Para Ana Beatriz, um fator relevante ao
avaliar a relação sujeito/território nos tempos de migrações é o fenômeno, que
atinge alguns imigrantes, da falta de identificação territorial. “Às vezes, um
imigrante vai morar num país e não se identifica com o local. Mas, quando volta
ao lugar de origem, também já não entende aquele lugar como seu.” Segundo ela,
a academia costuma chamar a essas pessoas de “indivíduos desterritorializados”.
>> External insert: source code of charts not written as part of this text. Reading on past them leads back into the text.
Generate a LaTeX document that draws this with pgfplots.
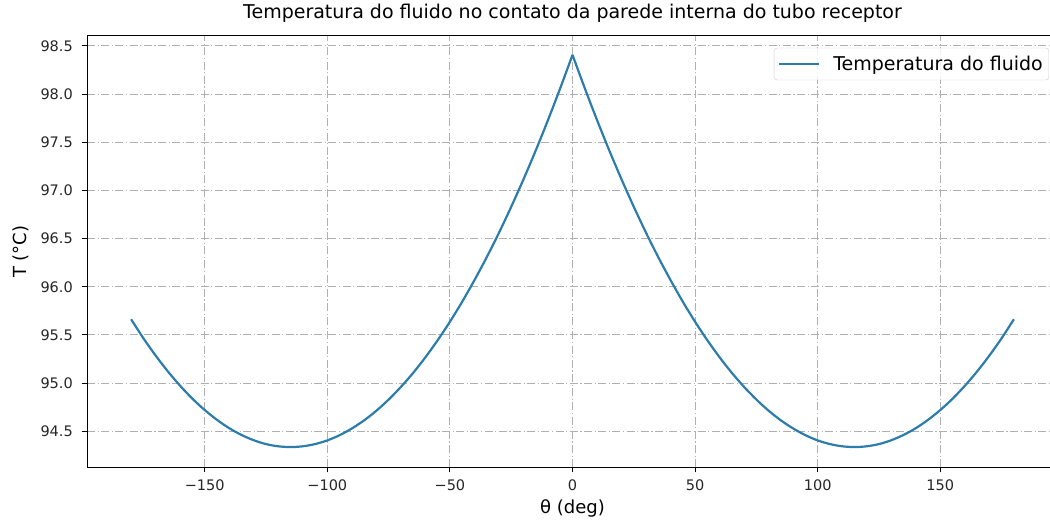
\documentclass[border=0pt]{standalone}
\usepackage{fontspec}
\setmainfont{DejaVu Sans}
\usepackage{pgfplots}
\pgfplotsset{compat=1.18}
\usepackage{pgfplotstable}

\definecolor{linecol}{RGB}{44,124,172}
\definecolor{gridcol}{RGB}{176,176,176}

% Fluid temperature at the inner wall of the receiver tube, versus angle
% (two halves, so that the peak at 0 deg keeps its sharp point)
\pgfplotstableread{
theta T
-180 95.662
-175 95.465
-170 95.285
-165 95.120
-160 94.971
-155 94.837
-150 94.720
-145 94.618
-140 94.531
-135 94.461
-130 94.406
-125 94.366
-120 94.343
-115 94.335
-110 94.343
-105 94.366
-100 94.404
-95 94.458
-90 94.528
-85 94.612
-80 94.712
-75 94.828
-70 94.959
-65 95.105
-60 95.267
-55 95.444
-50 95.636
-45 95.844
-40 96.068
-35 96.306
-30 96.560
-25 96.830
-20 97.115
-15 97.415
-10 97.731
-5 98.062
0 98.408
}\fluidoneg

\pgfplotstableread{
theta T
0 98.408
5 98.062
10 97.731
15 97.415
20 97.115
25 96.830
30 96.560
35 96.306
40 96.068
45 95.844
50 95.636
55 95.444
60 95.267
65 95.105
70 94.959
75 94.828
80 94.712
85 94.612
90 94.528
95 94.458
100 94.404
105 94.366
110 94.343
115 94.335
120 94.343
125 94.366
130 94.406
135 94.461
140 94.531
145 94.618
150 94.720
155 94.837
160 94.971
165 95.120
170 95.285
175 95.465
180 95.662
}\fluidopos

\begin{document}
\begin{tikzpicture}[x=1bp,y=1bp]
\useasboundingbox (0,0) rectangle (1050,522);
\clip (0,0) rectangle (1050,522);
\begin{axis}[
  at={(87bp,54.7bp)}, anchor=south west,
  scale only axis, width=971bp, height=431.3bp,
  xmin=-198, xmax=198, ymin=94.125, ymax=98.604,
  xtick={-150,-100,-50,0,50,100,150},
  xticklabels={−150,−100,−50,0,50,100,150},
  ytick={94.5,95,95.5,96,96.5,97,97.5,98,98.5},
  yticklabels={94.5,95.0,95.5,96.0,96.5,97.0,97.5,98.0,98.5},
  xtick pos=bottom, ytick pos=left,
  tick align=outside, major tick length=5bp,
  tick style={black, line width=1bp},
  axis line style={black, line width=1bp},
  ticklabel style={font=\fontsize{14.5bp}{17bp}\selectfont, text=black!85},
  yticklabel style={inner sep=0pt, anchor=east, xshift=-9bp},
  xticklabel style={inner sep=0pt, anchor=north, yshift=-7bp},
  grid=major,
  major grid style={gridcol, line width=1bp, dash pattern=on 8bp off 2.5bp on 1.2bp off 2.5bp},
  title={Temperatura do fluido no contato da parede interna do tubo receptor},
  title style={at={(axis description cs:0.5,1.0278)}, anchor=base, inner sep=0pt,
    font=\fontsize{19bp}{22bp}\selectfont},
  xlabel={θ (deg)},
  xlabel style={at={(axis description cs:0.5,-0.106)}, anchor=base, inner sep=0pt,
    font=\fontsize{18bp}{21bp}\selectfont},
  ylabel={T (°C)},
  ylabel style={at={(axis description cs:-0.0618,0.5)}, anchor=base, rotate=0, inner sep=0pt,
    font=\fontsize{18bp}{21bp}\selectfont},
  legend style={at={(axis description cs:0.9907,0.9725)}, anchor=north east,
    draw=black!20, rounded corners=3bp, fill=white, fill opacity=0.8, text opacity=1,
    inner xsep=4bp, inner ysep=6bp,
    font=\fontsize{19bp}{22bp}\selectfont,
    /tikz/every odd column/.append style={column sep=11bp}},
  legend image code/.code={\draw[#1] (0bp,0bp) -- (40bp,0bp);},
  legend cell align=left,
]
\addplot[linecol, line width=2.2bp, smooth, tension=0.5] table[x=theta,y=T]{\fluidoneg};
\addlegendentry{Temperatura do fluido}
\addplot[linecol, line width=2.2bp, smooth, tension=0.5, forget plot] table[x=theta,y=T]{\fluidopos};
\end{axis}
\end{tikzpicture}
\end{document}
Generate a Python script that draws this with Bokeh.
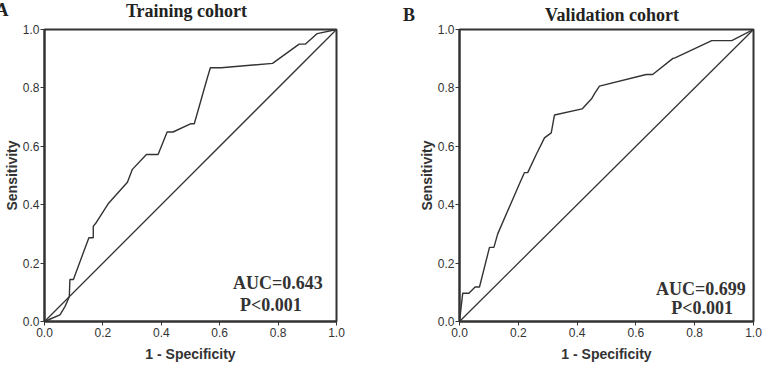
from bokeh.plotting import figure
from bokeh.layouts import row
from bokeh.models import Range1d, FixedTicker, PrintfTickFormatter, Label
from bokeh.embed import file_html
from bokeh.resources import INLINE

# ROC curve of the training cohort (1 - specificity, sensitivity)
train_fpr = [0.0, 0.014, 0.053, 0.070, 0.085, 0.087, 0.099, 0.152, 0.167, 0.167,
             0.178, 0.218, 0.284, 0.301, 0.349, 0.389, 0.420, 0.440, 0.500, 0.513,
             0.557, 0.568, 0.605, 0.781, 0.872, 0.894, 0.934, 1.0]
train_tpr = [0.0, 0.006, 0.023, 0.051, 0.085, 0.144, 0.144, 0.287, 0.287, 0.326,
             0.340, 0.403, 0.477, 0.521, 0.572, 0.572, 0.649, 0.649, 0.677, 0.677,
             0.832, 0.869, 0.869, 0.884, 0.950, 0.950, 0.986, 1.0]

# ROC curve of the validation cohort
valid_fpr = [0.0, 0.011, 0.032, 0.053, 0.068, 0.102, 0.117, 0.130, 0.204, 0.221,
             0.232, 0.261, 0.289, 0.312, 0.323, 0.417, 0.450, 0.461, 0.476, 0.635,
             0.657, 0.726, 0.733, 0.858, 0.926, 1.0]
valid_tpr = [0.0, 0.097, 0.097, 0.118, 0.118, 0.254, 0.254, 0.300, 0.472, 0.510,
             0.510, 0.572, 0.629, 0.646, 0.707, 0.728, 0.764, 0.783, 0.806, 0.846,
             0.846, 0.901, 0.903, 0.962, 0.962, 1.0]

ref_line = [0.0, 1.0]
ticks = [0.0, 0.2, 0.4, 0.6, 0.8, 1.0]

# letter_xy / title_xy: canvas pixels from each panel's top-left corner;
# letter_side: the border panel that has spare room for the letter label
panels = [
    dict(letter="A", title="Training cohort", auc="AUC=0.643", p="P<0.001",
         fpr=train_fpr, tpr=train_tpr,
         borders=(43, 51, 29, 44), size=(387, 366),
         letter_xy=(-5, 9), letter_side="right", title_xy=(186, 10),
         auc_xy=(0.799, 0.132), p_xy=(0.775, 0.056)),
    dict(letter="B", title="Validation cohort", auc="AUC=0.699", p="P<0.001",
         fpr=valid_fpr, tpr=valid_tpr,
         borders=(72, 21, 28, 45), size=(387, 366),
         letter_xy=(15.5, 14), letter_side="left", title_xy=(224.5, 14),
         auc_xy=(0.821, 0.112), p_xy=(0.825, 0.045)),
]

INK = "#333333"
SERIF = "Liberation Serif"
SANS = "Liberation Sans"


def make_panel(cfg):
    left, right, top, bottom = cfg["borders"]
    w, h = cfg["size"]
    p = figure(width=w, height=h, output_backend="svg", toolbar_location=None,
               x_range=Range1d(0, 1), y_range=Range1d(0, 1),
               min_border_left=left, min_border_right=right,
               min_border_top=top, min_border_bottom=bottom,
               background_fill_color="white", border_fill_color="white")
    p.grid.visible = False
    p.outline_line_color = INK
    p.outline_line_width = 2

    for ax in (p.xaxis[0], p.yaxis[0]):
        ax.ticker = FixedTicker(ticks=ticks)
        ax.formatter = PrintfTickFormatter(format="%.1f")
        ax.axis_line_color = INK
        ax.axis_line_width = 2
        ax.major_tick_line_color = INK
        ax.major_tick_line_width = 1
        ax.major_tick_out = 4
        ax.major_tick_in = 0
        ax.minor_tick_line_color = None
        ax.major_label_text_font = SANS
        ax.major_label_text_font_size = "12px"
        ax.major_label_text_color = INK
        ax.major_label_standoff = 1
        ax.axis_label_text_font = SANS
        ax.axis_label_text_font_size = "14px"
        ax.axis_label_text_font_style = "bold"
        ax.axis_label_text_color = INK
        ax.axis_label_standoff = 0

    p.xaxis.axis_label = "1 - Specificity"
    p.yaxis.axis_label = "Sensitivity"
    p.xaxis[0].major_label_standoff = 2
    p.xaxis[0].axis_label_standoff = 6

    p.line(ref_line, ref_line, line_color=INK, line_width=1.3)
    p.line(cfg["fpr"], cfg["tpr"], line_color=INK, line_width=1.4)

    tx, ty = cfg["title_xy"]
    p.add_layout(Label(x=tx, y=ty, x_units="canvas", y_units="canvas",
                       text=cfg["title"], text_font=SERIF,
                       text_font_size="18px", text_font_style="bold",
                       text_color="#222222", text_align="center",
                       text_baseline="alphabetic"), "above")

    lx, ly = cfg["letter_xy"]
    p.add_layout(Label(x=lx, y=ly, x_units="canvas", y_units="canvas",
                       text=cfg["letter"], text_font=SERIF,
                       text_font_size="18px", text_font_style="bold",
                       text_color="#222222", text_baseline="alphabetic"),
                 cfg["letter_side"])

    ax_, ay_ = cfg["auc_xy"]
    p.add_layout(Label(x=ax_, y=ay_, text=cfg["auc"], text_font=SERIF,
                       text_font_size="18px", text_font_style="bold",
                       text_color="#333333", text_align="center",
                       text_baseline="alphabetic"))
    px_, py_ = cfg["p_xy"]
    p.add_layout(Label(x=px_, y=py_, text=cfg["p"], text_font=SERIF,
                       text_font_size="18px", text_font_style="bold",
                       text_color="#333333", text_align="center",
                       text_baseline="alphabetic"))
    return p


layout = row(*[make_panel(c) for c in panels], spacing=0)

open("out.html", "w").write(file_html(layout, INLINE))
A professora, no entanto, não gosta do termo. “Desterritorialização não é o que
melhor define a atual situação dessas pessoas.”
Para
abordar a situação de falta de território que permeia a obra de muitos
imigrantes, Ana Beatriz prefere um conceito elaborado pelo professor Rogério
Haesbaert, da Universidade Federal Fluminense (UFF). “Ele não fala em sujeitos
sem território. Ele fala em indivíduos com múltiplos territórios. Brasileiros,
por exemplo, que vivem nos Estados Unidos e vão todo ano à Europa, são
multiterritorializados.” Ana Beatriz ainda aponta alguns dos aspectos negativos
desta nova realidade: “As pessoas ficam sem um lugar, acabam formando guetos,
que são comuns na Europa e nos Estados Unidos”.
Apoio aos imigrantes
Ao
estudar a questão da representação da mulher imigrante na Europa em vídeos
documentais e obras literárias, as professoras Ana Beatriz Gonçalves, Graciela
Ravetti e Else Vieira pretendem levar o assunto à discussão junto às
comunidades de brasileiros na Europa, realizando reuniões periódicas em
Londres, Lisboa ou em outras das principais cidades que recebem imigrantes
latino-americanos.
Como
um primeiro passo, este objetivo já rendeu frutos para o trabalho das três
professoras. Segundo Ana Beatriz, elas já conseguiram realizar uma reunião com
a presença do vice-prefeito de Londres. “Foi quando eu visitei a Inglaterra
para uma reunião com representantes comunitários latino-americanos. Ele estava
lá para discutir a possibilidade de realizar uma semana ou mês da América
Latina na Inglaterra, com muitas atividades culturais.”
Contudo,
as docentes não querem apenas suscitar uma discussão. Elas buscam resultados
práticos que auxiliem os atuais e os futuros imigrantes brasileiros. “Estamos
em processo de publicação de uma cartilha de orientação aos imigrantes, em
linguagem simples e de distribuição gratuita, expondo muitas situações pelas
quais eles podem passar”, explica Graciela Ravetti. De acordo com ela, estas
iniciativas já encontraram apoio do Conselho Nacional de Desenvolvimento
Científico e Tecnológico (CNPq) e da Secretaria de Mulheres do Governo Federal.
O
trabalho ainda está no começo e deve ganhar mais apoio e novos objetivos nos
próximos anos. Graciela, inclusive, reitera a importância dessa pesquisa para a
realidade das mulheres imigrantes latino-americanas. “O objetivo é oferecer
informações que possam ajudar, informar às imigrantes sobre seus direitos,
reduzir o sofrimento e melhorar a qualidade de vida dessas mulheres.”